[EXERCISE DETAILS] Only the lines holding the string "chart" are needed. Copy each one.

[SUPPLIED DATA]
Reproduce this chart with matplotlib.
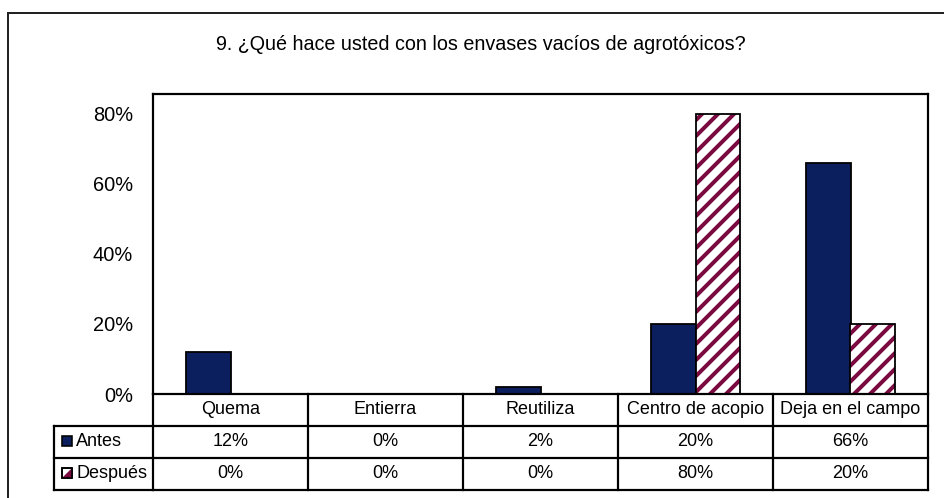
import matplotlib
matplotlib.use("Agg")
import matplotlib.pyplot as plt
from matplotlib.patches import Rectangle, Polygon
from matplotlib.lines import Line2D

title = "9. ¿Qué hace usted con los envases vacíos de agrotóxicos?"
categories = ["Quema", "Entierra", "Reutiliza", "Centro de acopio", "Deja en el campo"]
series_names = ["Antes", "Después"]
antes = [12, 0, 2, 20, 66]
despues = [0, 0, 0, 80, 20]
yticks = [0, 20, 40, 60, 80]

NAVY = "#0B1F5E"
MAROON = "#7A0A3F"

DPI = 144
W, H = 944, 498

plt.rcParams["font.family"] = ["Liberation Sans", "DejaVu Sans"]
FS, FS_TICK, FS_TITLE = 9.0, 10.0, 9.9
plt.rcParams["hatch.linewidth"] = 2.0

fig = plt.figure(figsize=(W / DPI, H / DPI), dpi=DPI)

L, R, T, B = 153, 928, 94, 394
ax = fig.add_axes([L / W, 1 - B / H, (R - L) / W, (B - T) / H])
ax.set_xlim(-0.5, len(categories) - 0.5)
ax.set_ylim(0, 85.7)
ax.set_yticks(yticks)
ax.set_yticklabels([f"{v}%" for v in yticks], fontsize=FS_TICK)
ax.tick_params(axis="y", length=0, pad=10)
ax.set_xticks([])
for s in ax.spines.values():
    s.set_linewidth(1.1)
    s.set_color("black")

w = 0.29
xs = list(range(len(categories)))
ax.bar([x - w / 2 for x in xs], antes, width=w, color=NAVY, edgecolor="black", linewidth=0.9, zorder=2)
ax.bar([x + w / 2 for x in xs], despues, width=w, color="white", edgecolor=MAROON, hatch="///", linewidth=0, zorder=2)
for x, v in zip(xs, despues):
    if v > 0:
        ax.bar(x + w / 2, v, width=w, fill=False, edgecolor="black", linewidth=0.9, zorder=3)

fig.text(481 / W, 1 - 45 / H, title, ha="center", va="center", fontsize=FS_TITLE)

ph = B - T
def ay(py):
    return (B - py) / ph

rows_y = [394, 426, 458, 490]
xt = ax.get_xaxis_transform()
lw = 1.1
for py in rows_y[1:]:
    ax.add_line(Line2D([-0.5, len(categories) - 0.5], [ay(py), ay(py)], transform=xt, color="black", lw=lw, clip_on=False))
for i in range(len(categories) + 1):
    x = i - 0.5
    ax.add_line(Line2D([x, x], [ay(394), ay(490)], transform=xt, color="black", lw=lw, clip_on=False))
lx0 = (54 - L) / (R - L)
ta = ax.transAxes
for py in rows_y[1:]:
    ax.add_line(Line2D([lx0, 0], [ay(py), ay(py)], transform=ta, color="black", lw=lw, clip_on=False))
ax.add_line(Line2D([lx0, lx0], [ay(426), ay(490)], transform=ta, color="black", lw=lw, clip_on=False))

for i, c in enumerate(categories):
    ax.text(i, ay((394 + 426) / 2), c, transform=xt, ha="center", va="center", fontsize=FS, clip_on=False)
for r, vals in enumerate([antes, despues]):
    yc = ay((rows_y[r + 1] + rows_y[r + 2]) / 2)
    for i, v in enumerate(vals):
        ax.text(i, yc, f"{v}%", transform=xt, ha="center", va="center", fontsize=FS, clip_on=False)

def axx(px):
    return (px - L) / (R - L)
sz = 10
for r, name in enumerate(series_names):
    yc = (rows_y[r + 1] + rows_y[r + 2]) / 2
    x0 = 62
    y0 = yc - sz / 2 - 1
    if r == 0:
        ax.add_patch(Rectangle((axx(x0), ay(y0 + sz)), sz / (R - L), sz / ph, transform=ta,
                               facecolor=NAVY, edgecolor="black", lw=0.8, clip_on=False))
    else:
        ax.add_patch(Rectangle((axx(x0), ay(y0 + sz)), sz / (R - L), sz / ph, transform=ta,
                               facecolor="white", edgecolor="black", lw=0.8, clip_on=False))
        ax.add_patch(Polygon([(axx(x0), ay(y0 + sz)), (axx(x0 + sz), ay(y0 + sz)), (axx(x0 + sz), ay(y0))],
                             closed=True, transform=ta, facecolor=MAROON, edgecolor="none", clip_on=False))
        ax.add_patch(Rectangle((axx(x0), ay(y0 + sz)), sz / (R - L), sz / ph, transform=ta,
                               facecolor="none", edgecolor="black", lw=0.8, clip_on=False))
    ax.text(axx(x0 + sz + 4), ay(yc), name, transform=ta, ha="left", va="center", fontsize=FS, clip_on=False)

fig.add_artist(Line2D([8 / W, 8 / W], [0, 1 - 13 / H], transform=fig.transFigure, color="#222222", lw=1.0))
fig.add_artist(Line2D([8 / W, 1], [1 - 13 / H, 1 - 13 / H], transform=fig.transFigure, color="#222222", lw=1.0))

fig.savefig("out.png", dpi=DPI, facecolor="white")
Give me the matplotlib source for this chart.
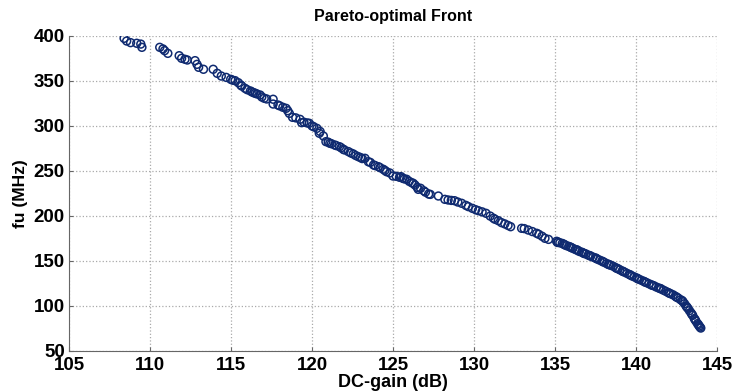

[TASK RESPONSE]
Reproduce this chart with matplotlib.
Give me the matplotlib source for this chart.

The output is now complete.